The collection could be a valuable central resource for the President in the coming weeks, fleshing out the authority the executive branch has given itself to ignore congressional requests.

Then-head of the Office of Legal Counsel Ted Olson wrote in July 1982 that the White House counsel should not submit to a subpoena or request to testify to the Senate, arguing the president's "close advisors are an extension of the President." Just as he cannot "compel congressmen to appear before him," Congress "may not compel him to appear before it," Olson wrote.

Notably, Olson told the deputy attorney general that if the president broke with precedent and submitted to such testimony it would be seen by "many -- including members of Congress who are aware of the historical practice -- as a sign of weakness."

A second memo dated six days earlier from Olson to Giuliani lays out arguments for why a presidential adviser should not testify, including because of executive privilege.

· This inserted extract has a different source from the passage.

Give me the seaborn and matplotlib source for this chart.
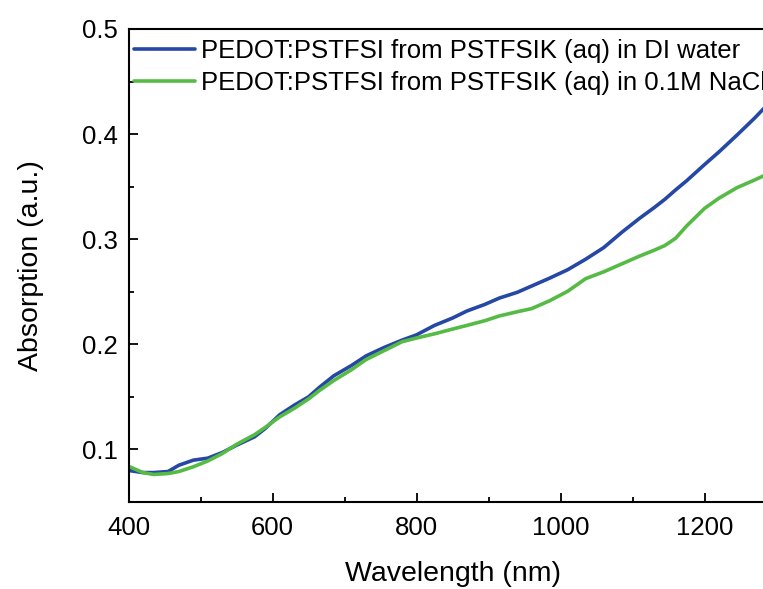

Olson warns, "The danger is great, therefore, that agreeing to this particular Congressional demand to depose one of the highest and most intimate of Presidential advisers will erode a central foundation of executive privilege and severely chill internal deliberations among Executive Branch advisers in the future."

Other early opinions republished Thursday also tout the autonomy of the executive branch, and were written by notable other former Office of Legal Counsel chiefs within Justice, including William Rehnquist, who became the US chief justice and oversaw the impeachment and trial of President Bill Clinton.

"It is vital that a recommendation that the President assert privilege be a considered one, because the consequences of initially asserting the claim and then receding from it in the face of public criticism are obviously more hurtful than an initial decision not to assert the claim," Rehnquist wrote in 1971.

The Office of Legal Counsel writes binding opinions for the executive branch, but they do not always withstand scrutiny in federal courts.

Currently, appeals courts are weighing the White House's assertions of absolute immunity over its current and former officials and the House's subpoena power.